Economist Dean Baker reminds us that the Federal Reserve may be breaking the law, under Obama's re-confirmed economic meltdown and unemployment enabler, Ben Bernanke.  (What does that say about Obama?)

"The mistakes of Bernanke, along with Alan Greenspan, in allowing the housing bubble grow to dangerous levels are the main reason that the country is stuck is suffering from high unemployment. Millions of people are out of work not because they lack the skills or willingness to work hard. They are out of work because Ben Bernanke messed up in managing the economy. But Ben Bernanke still has his job.

"Is the Fed breaking the law? That is a question that members of Congress should be asking. The Humphrey Hawkins Full Employment Act, which governs the Fed's operation, requires the Fed to pursue price stability and full employment, which is defined as 4% unemployment.

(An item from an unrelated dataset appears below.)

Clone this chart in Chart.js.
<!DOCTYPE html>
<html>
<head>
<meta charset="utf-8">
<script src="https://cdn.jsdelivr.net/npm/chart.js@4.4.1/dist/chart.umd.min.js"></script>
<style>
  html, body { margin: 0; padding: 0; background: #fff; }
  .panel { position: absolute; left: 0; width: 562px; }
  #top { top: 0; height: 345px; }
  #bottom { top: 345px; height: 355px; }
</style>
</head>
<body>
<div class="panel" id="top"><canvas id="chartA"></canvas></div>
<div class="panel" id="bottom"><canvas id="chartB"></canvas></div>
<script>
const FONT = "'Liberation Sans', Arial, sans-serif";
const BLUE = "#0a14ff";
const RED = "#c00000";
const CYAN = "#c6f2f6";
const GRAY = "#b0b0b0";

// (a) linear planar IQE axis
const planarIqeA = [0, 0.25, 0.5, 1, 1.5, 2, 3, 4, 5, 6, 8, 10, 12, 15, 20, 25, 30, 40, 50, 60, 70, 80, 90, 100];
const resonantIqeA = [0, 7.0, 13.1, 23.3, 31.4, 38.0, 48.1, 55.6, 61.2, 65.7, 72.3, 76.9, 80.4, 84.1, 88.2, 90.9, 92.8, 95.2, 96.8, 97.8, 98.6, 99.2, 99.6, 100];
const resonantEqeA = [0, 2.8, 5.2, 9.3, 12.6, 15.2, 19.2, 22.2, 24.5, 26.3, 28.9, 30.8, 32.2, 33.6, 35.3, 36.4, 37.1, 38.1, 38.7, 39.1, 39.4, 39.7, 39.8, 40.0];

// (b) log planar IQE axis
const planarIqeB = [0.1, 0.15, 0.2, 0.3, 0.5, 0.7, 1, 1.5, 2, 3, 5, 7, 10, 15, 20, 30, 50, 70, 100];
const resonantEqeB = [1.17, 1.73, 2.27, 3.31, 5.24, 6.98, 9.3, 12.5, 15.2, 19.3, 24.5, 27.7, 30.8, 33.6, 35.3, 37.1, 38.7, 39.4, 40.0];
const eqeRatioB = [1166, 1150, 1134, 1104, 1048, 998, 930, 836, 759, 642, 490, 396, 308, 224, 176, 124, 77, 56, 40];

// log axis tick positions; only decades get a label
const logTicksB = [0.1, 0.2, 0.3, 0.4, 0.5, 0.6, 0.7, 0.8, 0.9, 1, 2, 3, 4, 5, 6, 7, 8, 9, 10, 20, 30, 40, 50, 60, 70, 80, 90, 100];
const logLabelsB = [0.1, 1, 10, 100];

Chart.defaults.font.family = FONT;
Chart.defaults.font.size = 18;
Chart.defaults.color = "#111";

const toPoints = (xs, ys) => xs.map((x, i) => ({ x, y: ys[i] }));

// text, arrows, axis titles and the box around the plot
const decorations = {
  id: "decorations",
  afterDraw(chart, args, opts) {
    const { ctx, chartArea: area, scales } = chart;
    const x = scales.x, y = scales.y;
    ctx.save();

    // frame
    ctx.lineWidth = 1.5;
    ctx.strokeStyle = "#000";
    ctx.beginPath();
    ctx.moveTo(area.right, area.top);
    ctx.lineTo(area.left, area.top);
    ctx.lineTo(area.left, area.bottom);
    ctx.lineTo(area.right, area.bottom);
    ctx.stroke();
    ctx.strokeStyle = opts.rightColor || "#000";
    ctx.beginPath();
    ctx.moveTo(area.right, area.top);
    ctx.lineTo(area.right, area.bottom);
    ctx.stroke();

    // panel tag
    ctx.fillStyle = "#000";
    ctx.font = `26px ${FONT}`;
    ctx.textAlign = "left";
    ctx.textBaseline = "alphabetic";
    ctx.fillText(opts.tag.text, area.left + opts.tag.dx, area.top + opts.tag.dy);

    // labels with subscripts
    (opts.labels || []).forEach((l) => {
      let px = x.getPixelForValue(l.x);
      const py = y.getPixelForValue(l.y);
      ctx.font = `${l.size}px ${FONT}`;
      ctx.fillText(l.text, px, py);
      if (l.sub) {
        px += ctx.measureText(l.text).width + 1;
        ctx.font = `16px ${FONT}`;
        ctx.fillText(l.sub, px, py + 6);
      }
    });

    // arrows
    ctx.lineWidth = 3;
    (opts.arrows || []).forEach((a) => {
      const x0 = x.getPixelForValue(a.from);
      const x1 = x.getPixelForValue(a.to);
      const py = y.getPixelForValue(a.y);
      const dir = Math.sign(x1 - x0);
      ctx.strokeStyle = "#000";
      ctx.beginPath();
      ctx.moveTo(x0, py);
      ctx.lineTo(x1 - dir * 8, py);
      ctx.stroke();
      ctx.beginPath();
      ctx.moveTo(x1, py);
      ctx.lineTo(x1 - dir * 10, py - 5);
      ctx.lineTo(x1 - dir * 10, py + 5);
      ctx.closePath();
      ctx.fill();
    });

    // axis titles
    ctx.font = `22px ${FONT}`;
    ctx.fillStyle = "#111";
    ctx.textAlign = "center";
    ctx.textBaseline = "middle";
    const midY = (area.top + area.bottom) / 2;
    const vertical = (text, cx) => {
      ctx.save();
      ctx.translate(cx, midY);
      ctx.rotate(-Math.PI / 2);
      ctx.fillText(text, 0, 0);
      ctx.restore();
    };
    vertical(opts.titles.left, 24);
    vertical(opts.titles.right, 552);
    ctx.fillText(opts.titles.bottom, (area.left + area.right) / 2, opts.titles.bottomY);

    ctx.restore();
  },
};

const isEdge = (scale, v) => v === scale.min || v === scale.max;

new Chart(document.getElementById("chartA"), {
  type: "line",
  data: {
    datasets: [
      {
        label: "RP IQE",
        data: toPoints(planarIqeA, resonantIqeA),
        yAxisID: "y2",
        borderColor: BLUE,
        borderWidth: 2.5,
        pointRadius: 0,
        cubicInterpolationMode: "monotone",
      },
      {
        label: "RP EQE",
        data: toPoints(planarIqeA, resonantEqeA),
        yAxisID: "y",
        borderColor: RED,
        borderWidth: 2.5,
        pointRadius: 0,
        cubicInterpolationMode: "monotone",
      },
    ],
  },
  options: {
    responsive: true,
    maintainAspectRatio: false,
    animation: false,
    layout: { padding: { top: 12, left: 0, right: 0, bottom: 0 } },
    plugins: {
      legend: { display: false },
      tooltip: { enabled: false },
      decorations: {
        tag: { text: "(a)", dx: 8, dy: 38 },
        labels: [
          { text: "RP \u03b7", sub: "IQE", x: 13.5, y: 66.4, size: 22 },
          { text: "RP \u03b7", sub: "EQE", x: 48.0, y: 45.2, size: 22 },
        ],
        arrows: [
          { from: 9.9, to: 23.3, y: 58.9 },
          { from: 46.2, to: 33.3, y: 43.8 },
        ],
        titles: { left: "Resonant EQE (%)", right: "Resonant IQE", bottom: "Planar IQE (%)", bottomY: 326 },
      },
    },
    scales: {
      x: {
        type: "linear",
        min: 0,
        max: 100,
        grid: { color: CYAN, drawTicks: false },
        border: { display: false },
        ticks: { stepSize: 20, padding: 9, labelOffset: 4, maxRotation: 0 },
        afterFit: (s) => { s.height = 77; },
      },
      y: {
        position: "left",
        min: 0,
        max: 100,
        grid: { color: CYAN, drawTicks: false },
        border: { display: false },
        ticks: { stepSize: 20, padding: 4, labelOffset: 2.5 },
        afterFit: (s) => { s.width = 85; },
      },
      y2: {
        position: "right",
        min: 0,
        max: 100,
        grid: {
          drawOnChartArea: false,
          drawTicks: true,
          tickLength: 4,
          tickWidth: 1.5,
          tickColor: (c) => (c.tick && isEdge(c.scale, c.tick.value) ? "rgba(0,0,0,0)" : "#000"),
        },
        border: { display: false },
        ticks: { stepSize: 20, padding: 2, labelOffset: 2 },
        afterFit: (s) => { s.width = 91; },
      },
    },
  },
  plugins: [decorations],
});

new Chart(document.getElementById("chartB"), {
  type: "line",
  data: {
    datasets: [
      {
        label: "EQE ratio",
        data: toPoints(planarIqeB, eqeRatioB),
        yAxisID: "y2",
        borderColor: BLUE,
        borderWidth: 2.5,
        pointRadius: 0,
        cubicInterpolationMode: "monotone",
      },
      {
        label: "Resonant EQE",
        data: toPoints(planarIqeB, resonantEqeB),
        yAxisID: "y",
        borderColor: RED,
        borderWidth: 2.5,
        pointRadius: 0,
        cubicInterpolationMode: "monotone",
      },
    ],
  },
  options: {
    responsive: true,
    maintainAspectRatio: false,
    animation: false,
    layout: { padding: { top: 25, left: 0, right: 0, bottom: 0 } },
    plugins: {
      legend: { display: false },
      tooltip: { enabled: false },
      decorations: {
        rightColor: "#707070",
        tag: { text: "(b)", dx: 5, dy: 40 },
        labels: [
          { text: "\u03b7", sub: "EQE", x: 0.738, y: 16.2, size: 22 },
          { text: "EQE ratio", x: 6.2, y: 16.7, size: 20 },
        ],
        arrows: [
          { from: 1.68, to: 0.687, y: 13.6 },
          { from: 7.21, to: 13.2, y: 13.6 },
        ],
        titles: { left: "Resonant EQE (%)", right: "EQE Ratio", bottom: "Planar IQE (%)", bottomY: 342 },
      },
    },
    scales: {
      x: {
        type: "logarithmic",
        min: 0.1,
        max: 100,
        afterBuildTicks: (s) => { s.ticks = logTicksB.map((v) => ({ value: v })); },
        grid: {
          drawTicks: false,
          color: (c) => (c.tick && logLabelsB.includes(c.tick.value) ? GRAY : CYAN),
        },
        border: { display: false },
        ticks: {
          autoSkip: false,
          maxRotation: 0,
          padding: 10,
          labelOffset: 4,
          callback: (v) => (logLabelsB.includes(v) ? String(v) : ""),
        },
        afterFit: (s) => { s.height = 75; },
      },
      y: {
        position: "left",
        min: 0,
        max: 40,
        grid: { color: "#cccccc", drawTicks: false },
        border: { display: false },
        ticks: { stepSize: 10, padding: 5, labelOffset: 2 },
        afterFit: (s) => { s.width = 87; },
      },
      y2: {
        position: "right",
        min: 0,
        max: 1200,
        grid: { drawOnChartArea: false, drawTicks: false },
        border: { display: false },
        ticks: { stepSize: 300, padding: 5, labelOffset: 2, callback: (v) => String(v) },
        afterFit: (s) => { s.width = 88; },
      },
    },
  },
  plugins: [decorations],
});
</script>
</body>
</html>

It would be hard to maintain that current policy is consistent with these goals.

"At this point the Fed is explicitly discussing its plans for an exit strategy, moving away from its policy of quantitative easing. This means we should anticipate a general upward movement in interest rates in coming months, although the speed of this movement is not clear.

"This is troubling because the economy is expected to remain very weak by almost everyone, including the Fed itself. The Congressional Budget Office projects that the unemployment rate will average near 10% in 2010, 9% in 2009, and 8% in 2012. Unemployment is not projected to fall to 5% until 2015. If the Fed is retreating from its quantitative easing and allowing interest rates to rise, its policy will be doing little to push down the unemployment rate more quickly.

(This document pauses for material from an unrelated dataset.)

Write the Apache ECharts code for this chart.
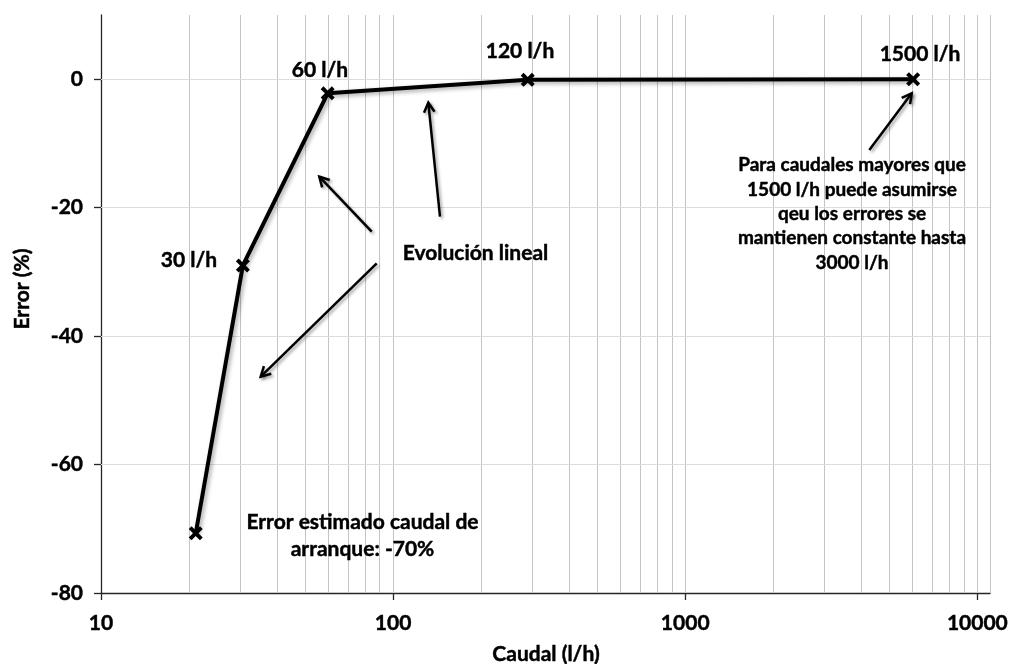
<!DOCTYPE html>
<html><head><meta charset="utf-8">
<script src="https://cdn.jsdelivr.net/npm/echarts@6/dist/echarts.min.js"></script>
<style>html,body{margin:0;padding:0;background:#fff}#c{width:1011px;height:664px}</style>
</head><body><div id="c"></div>
<script>
// ---- data ----
const pointLabels = ['', '30 l/h', '60 l/h', '120 l/h', '1500 l/h'];
const caudal = [21.1, 30.6, 59.7, 289, 6030];
const errorPct = [-70.7, -29.0, -2.2, -0.1, 0.0];
const xTickValues = [10, 100, 1000, 10000];
const yTickValues = [-80, -60, -40, -20, 0];
const xGridValues = [20, 30, 40, 50, 60, 70, 80, 90, 100, 200, 300, 400, 500, 600, 700, 800, 900,
  1000, 2000, 3000, 4000, 5000, 6000, 7000, 8000, 9000, 10000, 11050];
const yGridValues = [-60, -40, -20, 0];
const xName = 'Caudal (l/h)';
const yName = 'Error (%)';
const noteEvol = 'Evolución lineal';
const noteHigh = ['Para caudales mayores que', '1500 l/h puede asumirse', 'qeu los errores se', 'mantienen constante hasta', '3000 l/h'];
const noteStart = ['Error estimado caudal de', 'arranque: -70%'];

// ---- styling / layout ----
const FONT = 'Lato';
const BIG = 21, SMALL = 19;
const TXT = '#000';
const EMB = 0.45; // slight emboldening stroke
const XPATH = 'path://M0,2 L2,0 L5,3 L8,0 L10,2 L7,5 L10,8 L8,10 L5,7 L2,10 L0,8 L3,5 Z';

const chart = echarts.init(document.getElementById('c'));

function txt(text, x, y, size, extra) {
  return {
    type: 'text', x: x, y: y, z: 20,
    style: Object.assign({ text: text, fill: TXT, font: 'bold ' + size + 'px ' + FONT,
      stroke: TXT, lineWidth: EMB,
      align: 'center', verticalAlign: 'middle' }, extra || {})
  };
}
function arrow(x1, y1, x2, y2) {
  const ang = Math.atan2(y2 - y1, x2 - x1), L = 11, a = 0.5;
  const p1 = [x2 - L * Math.cos(ang - a), y2 - L * Math.sin(ang - a)];
  const p2 = [x2 - L * Math.cos(ang + a), y2 - L * Math.sin(ang + a)];
  const st = { stroke: '#000', lineWidth: 2.5, fill: null,
    shadowColor: 'rgba(0,0,0,0.35)', shadowBlur: 3, shadowOffsetX: 2, shadowOffsetY: 2 };
  return [
    { type: 'line', z: 20, shape: { x1: x1, y1: y1, x2: x2, y2: y2 }, style: st },
    { type: 'polyline', z: 20, shape: { points: [p1, [x2, y2], p2] }, style: Object.assign({}, st, { lineJoin: 'miter' }) }
  ];
}

const graphics = [
  txt(yName, 22.5, 289, BIG, {}),
  txt(xName, 546, 654, BIG),
  txt(pointLabels[1], 189, 260, BIG),
  txt(pointLabels[2], 320, 70, BIG),
  txt(pointLabels[3], 520, 51, BIG),
  txt(pointLabels[4], 920, 54.5, BIG),
  txt(noteEvol, 475.5, 253, BIG),
  txt(noteHigh.join('\n'), 852, 213.8, SMALL, { lineHeight: 24.4 }),
  txt(noteStart.join('\n'), 362.5, 535.4, BIG, { lineHeight: 27.3 })
].concat(
  arrow(371.7, 231.7, 319.3, 176.7),
  arrow(440, 216.7, 428.3, 102.7),
  arrow(376.7, 263.3, 260.7, 376.7),
  arrow(869.3, 150, 911.7, 93.3)
);
graphics[0].rotation = Math.PI / 2;

const axisColor = '#262626';
const labelStyle = { fontFamily: FONT, fontWeight: 'bold', fontSize: BIG, color: TXT,
  textBorderColor: TXT, textBorderWidth: EMB };

chart.setOption({
  animation: false,
  backgroundColor: '#fff',
  grid: { left: 101, right: 18, top: 15, bottom: 71, containLabel: false },
  xAxis: {
    type: 'log', logBase: 10, min: 10, max: 11050,
    axisLine: { onZero: false, lineStyle: { color: axisColor, width: 1.3 } },
    axisTick: { customValues: xTickValues, length: 7, lineStyle: { color: axisColor, width: 1.3 } },
    axisLabel: Object.assign({ customValues: xTickValues, margin: 20,
      formatter: v => (xTickValues.indexOf(Math.round(v)) >= 0 ? String(Math.round(v)) : '') }, labelStyle),
    splitLine: { show: false }
  },
  yAxis: {
    type: 'value', min: -80, max: 10, interval: 20,
    axisLine: { onZero: false, lineStyle: { color: axisColor, width: 1.3 } },
    axisTick: { show: true, customValues: yTickValues, length: 7, lineStyle: { color: axisColor, width: 1.3 } },
    axisLabel: Object.assign({ customValues: yTickValues, margin: 18,
      formatter: v => (yTickValues.indexOf(Math.round(v)) >= 0 ? String(Math.round(v)) : '') }, labelStyle),
    splitLine: { show: false }
  },
  series: [
    {
      type: 'line', data: [], z: 1, silent: true,
      markLine: {
        silent: true, symbol: ['none', 'none'], animation: false,
        label: { show: false },
        lineStyle: { type: 'solid', width: 1, color: '#c4c4c4' },
        emphasis: { disabled: true },
        data: xGridValues.map(v => ({ xAxis: v }))
          .concat(yGridValues.map(v => ({ yAxis: v, lineStyle: { color: '#dcdcdc', type: 'solid', width: 1 } })))
      }
    },
    {
      type: 'line', z: 5,
      data: caudal.map((x, i) => [x, errorPct[i]]),
      symbol: XPATH, symbolSize: 14, showSymbol: true,
      itemStyle: { color: '#000' },
      lineStyle: { color: '#000', width: 4, shadowColor: 'rgba(0,0,0,0.35)', shadowBlur: 4, shadowOffsetX: 2, shadowOffsetY: 2 }
    }
  ],
  graphic: graphics
});
</script>
</body></html>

"Unfortunately, more quantitative easing or the targeting of a higher inflation rate do not appear to be on the Fed's agenda. Its sole concern appears to be ensuring that inflation does not begin to accelerate. This is not only perverse given the fact that inflation is slowing and is expected by nearly everyone to continue to slow for the next several months, it also would appear to violate the law governing the Fed's conduct.

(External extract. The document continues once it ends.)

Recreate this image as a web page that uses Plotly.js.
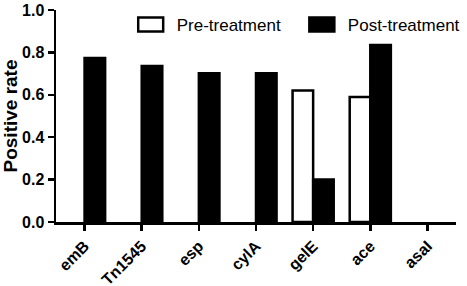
<!DOCTYPE html>
<html>
<head>
<meta charset="utf-8">
<script src="https://cdn.plot.ly/plotly-3.0.1.min.js"></script>
<style>html,body{margin:0;padding:0;background:#fff;}#chart{width:467px;height:286px;}</style>
</head>
<body>
<div id="chart"></div>
<script>
var categories = ["emB", "Tn1545", "esp", "cylA", "gelE", "ace", "asaI"];
var preTreatment = [null, null, null, null, 0.62, 0.59, null];
var postTreatment = [0.773, 0.736, 0.702, 0.702, 0.20, 0.835, null];
var yTickVals = [0, 0.2, 0.4, 0.6, 0.8, 1.0];
var yTickText = ["0.0", "0.2", "0.4", "0.6", "0.8", "1.0"];

var FONT = "Arial, 'Liberation Sans', sans-serif";

var traces = [
  {
    type: "bar", name: "Pre-treatment", x: categories, y: preTreatment, legend: "legend",
    marker: {color: "#ffffff", line: {color: "#000000", width: 2.5}}
  },
  {
    type: "bar", name: "Post-treatment", x: categories, y: postTreatment, legend: "legend2",
    marker: {color: "#000000", line: {color: "#000000", width: 2.5}}
  }
];

function legendAt(xp) {
  return {
    orientation: "h", xref: "paper", yref: "paper",
    x: xp, xanchor: "left", y: 0.929, yanchor: "middle",
    font: {family: FONT, size: 17, color: "#000"},
    bgcolor: "rgba(0,0,0,0)", borderwidth: 0
  };
}

var layout = {
  width: 467, height: 286,
  margin: {l: 56, r: 2, t: 10, b: 63.5},
  paper_bgcolor: "#ffffff", plot_bgcolor: "#ffffff",
  font: {family: FONT, color: "#000000"},
  barmode: "group", bargap: 0.28, bargroupgap: 0,
  showlegend: true,
  legend: legendAt(0.2017),
  legend2: legendAt(0.6296),
  xaxis: {
    type: "category", range: [-0.5, 6.5],
    showline: true, linecolor: "#000", linewidth: 2.5,
    ticks: "outside", ticklen: 6, tickwidth: 2.5, tickcolor: "#000",
    tickangle: -45, showgrid: false, zeroline: false,
    tickfont: {family: FONT, size: 16, color: "#000", weight: "bold"}
  },
  yaxis: {
    range: [0, 1], tickvals: yTickVals, ticktext: yTickText,
    showline: true, linecolor: "#000", linewidth: 2.5,
    ticks: "outside", ticklen: 6, tickwidth: 2.5, tickcolor: "#000",
    showgrid: false, zeroline: false,
    tickfont: {family: FONT, size: 16, color: "#000", weight: "bold"},
    title: {text: "Positive rate", font: {family: FONT, size: 19, color: "#000", weight: "bold"}, standoff: 8}
  }
};

Plotly.newPlot("chart", traces, layout, {displayModeBar: false, staticPlot: true}).then(function(gd){
  var paths = gd.querySelectorAll(".legendpoints path");
  paths.forEach(function(p){
    p.setAttribute("d", "M6.5,7H-18.5V-7H6.5Z");
  });
});
</script>
</body>
</html>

"The Fed does not have the option to ignore the full employment part of its mandate, as it appears to be doing at present. Congress should carefully question the Federal Reserve Board chairman, Ben Bernanke, when he gives his semi-annual Humphrey-Hawkins testimony this week. He should be forced to explain how doing nothing to counteract the five years of high unemployment projected by the Fed and others is consistent with its mandate to promote full employment."